Multiscale Fisher's Independence Test for Multivariate Dependence

Identifying dependency in multivariate data is a common inference task that arises in numerous applications. However, existing nonparametric independence tests typically require computation that scales at least quadratically with the sample size, making it difficult to apply them to massive data. Moreover, resampling is usually necessary to evaluate the statistical significance of the resulting test statistics at finite sample sizes, further worsening the computational burden. We introduce a scalable, resampling-free approach to testing the independence between two random vectors by breaking down the task into simple univariate tests of independence on a collection of 2x2 contingency tables constructed through sequential coarse-to-fine discretization of the sample space, transforming the inference task into a multiple testing problem that can be completed with almost linear complexity with respect to the sample size.

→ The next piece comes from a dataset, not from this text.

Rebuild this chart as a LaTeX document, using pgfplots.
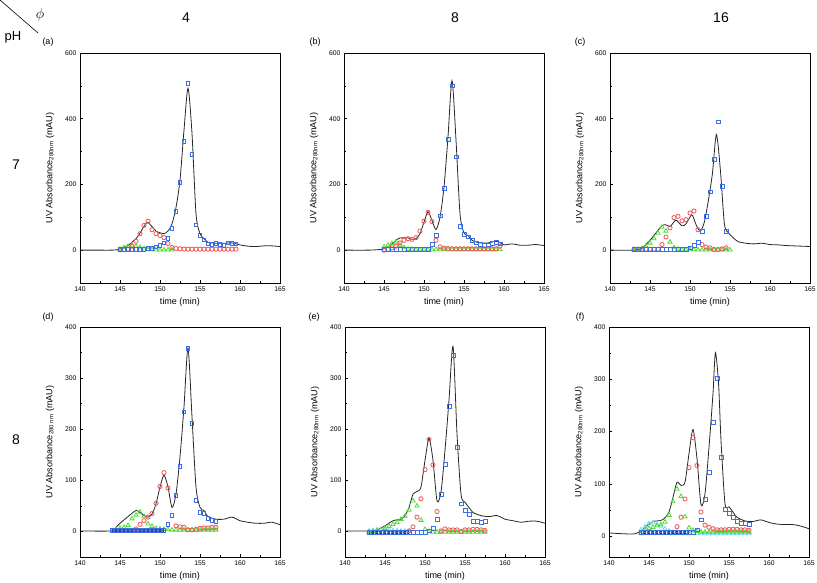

To address increasing dimensionality, we introduce a coarse-to-fine sequential adaptive procedure that exploits the spatial features of dependency structures to more effectively examine the sample space. We derive a finite-sample theory that guarantees the inferential validity of our adaptive procedure at any given sample size. In particular, we show that our approach can achieve strong control of the family-wise error rate without resampling or large-sample approximation. We demonstrate the substantial computational advantage of the procedure in comparison to existing approaches as well as its decent statistical power under various dependency scenarios through an extensive simulation study, and illustrate how the divide-and-conquer nature of the procedure can be exploited to not just test independence but to learn the nature of the underlying dependency. Finally, we demonstrate the use of our method through analyzing a large data set from a flow cytometry experiment.